At this week’s VLSI Symposium, IMEC presents significant progress in the manufacturability, circuit performance and reliability of FinFETs. The results advance FinFET process technology towards being a candidate for the 32nm node and beyond.
FinFETs are a promising approach to address short-channel effects and leakage issues when scaling CMOS towards the 32nm node and beyond. Doping fluctuations in nano-scale planar devices are one of the several concerns in further scaling, while FinFETs have the potential of being able to operate without channel dopants. IMEC has improved its process to yield reproducible FinFETs with fin widths down to 5nm and high aspect ratio using 193nm immersion lithography and dry etching. By using these ultra-thin body devices, the need of channel doping is eliminated. This results in reduced parametric spread due to dopant fluctuations together with reduced junction leakage.
Analyzing various circuit topologies, IMEC demonstrates experimentally that the performance of FinFET circuits is superior to bulk CMOS circuits and satisfies future digital library requirements. A ring oscillator has been realized with metal gates and un-doped fins showing an inverter delay of 13.9ps at a 1.0V supply voltage and 1.9nA off current. This best low-power performance of FinFETs ever reported results from the undoped channels and improved subthreshold characteristics. Next to the excellent inverter delay, FinFETs provide an extra performance benefit due to their excellent stacked device performance. They allow realizing higher stack heights whereby the same functionality can be implemented with less logic gates resulting in additional area reduction. The potential of FinFETs for large-scale integration has also been demonstrated. To this end, SRAM cells and data path demonstrators with low standby current and good low operating power performance were realized.

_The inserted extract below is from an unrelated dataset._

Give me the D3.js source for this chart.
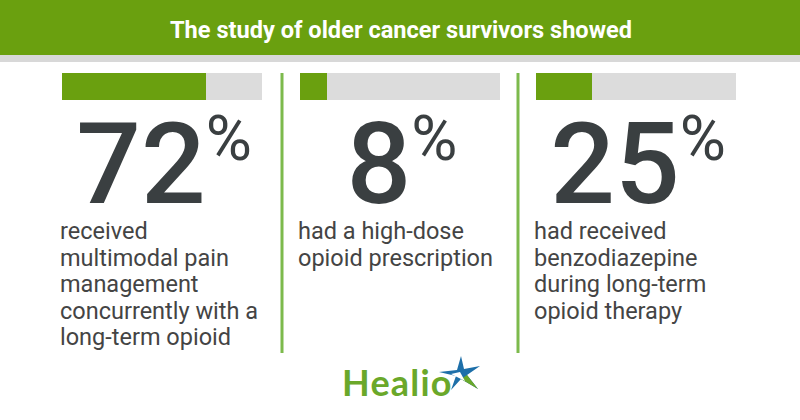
<!DOCTYPE html>
<html><head><meta charset="utf-8">
<script src="https://cdn.jsdelivr.net/npm/d3@7"></script>
<style>body{margin:0;background:#fff}svg{display:block}</style>
</head><body>
<script>
const title = "The study of older cancer survivors showed";
const values = [72, 8, 25];
const barFill = [72, 13.5, 28];
const descriptions = [
  ["received", "multimodal pain", "management", "concurrently with a", "long-term opioid"],
  ["had a high-dose", "opioid prescription"],
  ["had received", "benzodiazepine", "during long-term", "opioid therapy"]
];
const logoText = "Healio";

const W = 800, H = 420;
const green = "#6aa00f", gray = "#dcdcdc", dark = "#3a3f41", divider = "#7dba4c";
const svg = d3.select("body").append("svg").attr("width", W).attr("height", H);

svg.append("rect").attr("x",0).attr("y",0).attr("width",W).attr("height",55).attr("fill",green);
svg.append("rect").attr("x",0).attr("y",55).attr("width",W).attr("height",7).attr("fill","#d8d8d8");
svg.append("text").attr("x",170).attr("y",38).attr("textLength",462).attr("lengthAdjust","spacingAndGlyphs")
  .attr("font-family","Roboto").attr("font-weight",700).attr("font-size",23).attr("fill","#fff").text(title);

const panelX = d3.scaleOrdinal().domain([0,1,2]).range([62, 300, 536]);
const barW = d3.scaleLinear().domain([0,100]).range([0,200]);

values.forEach((v,i)=>{
  const x0 = panelX(i);
  const g = svg.append("g");
  g.append("rect").attr("x",x0).attr("y",73).attr("width",barW(100)).attr("height",27).attr("fill",gray);
  g.append("rect").attr("x",x0).attr("y",73).attr("width",barW(barFill[i])).attr("height",27).attr("fill",green);
  const num = g.append("text").attr("y",203).attr("font-family","Roboto").attr("font-weight",500)
    .attr("font-size",114).attr("fill",dark).text(v);
  const pct = g.append("text").attr("y",160).attr("font-family","Roboto").attr("font-weight",400)
    .attr("font-size",63).attr("fill",dark).text("%");
  const nw = num.node().getComputedTextLength(), pw = pct.node().getComputedTextLength();
  const total = nw + pw;
  const cx = x0 + barW(100)/2 + 2;
  num.attr("x", cx - total/2);
  pct.attr("x", cx - total/2 + nw);
  const t = g.append("text").attr("font-family","Roboto").attr("font-size",23.5).attr("fill","#444");
  descriptions[i].forEach((line,j)=>{
    t.append("tspan").attr("x",x0-2).attr("y",239 + j*26.5).text(line);
  });
});

[282, 518].forEach(x=>{
  svg.append("line").attr("x1",x).attr("x2",x).attr("y1",73).attr("y2",353)
    .attr("stroke",divider).attr("stroke-width",3);
});

// logo
svg.append("text").attr("x",342).attr("y",396).attr("font-family","Lato").attr("font-weight",700)
  .attr("font-size",36).attr("letter-spacing",1.2).attr("fill","#6aa82a").text(logoText);
const star = svg.append("g");
star.append("path").attr("d","M461,356 L464,369 L480,366 L467,375 L478,389 L461,379 L451,390 L456,376 L439,372 L457,370 Z").attr("fill","#1d6fa9");
star.append("path").attr("d","M461,379 L478,389 L467,375 Z").attr("fill","#6aa82a");
star.append("path").attr("d","M451,374 L460,372 L465,381 Z").attr("fill","#fff");
</script>
</body></html>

The reliability characteristics, both NBTI (negative bias temperature instability) and PBTI (positive bias temperature instability), of the FinFETs have been significantly improved by dielectric passivation based on introducing fluorine into the metal/Hf-based gate stack during gate etching. To this end, IMEC developed a novel, effective and cost-efficient method that requires no extra processing step.
“Although the performance benefits of FinFETs have been recognized for many years, several bottlenecks have to be overcome to bring FinFET technology to manufacturing. These advances have reduced the gap for FinFETs to become a manufacturing technology,” said Luc Van den hove, COO IMEC.
These results were obtained in collaboration with IMEC’s (sub-)32nm CMOS research partners: Infineon, Qimonda, Intel, Micron, NXP, Panasonic, Samsung, STMicroelectronics, Texas Instruments, TSMC and Elpida.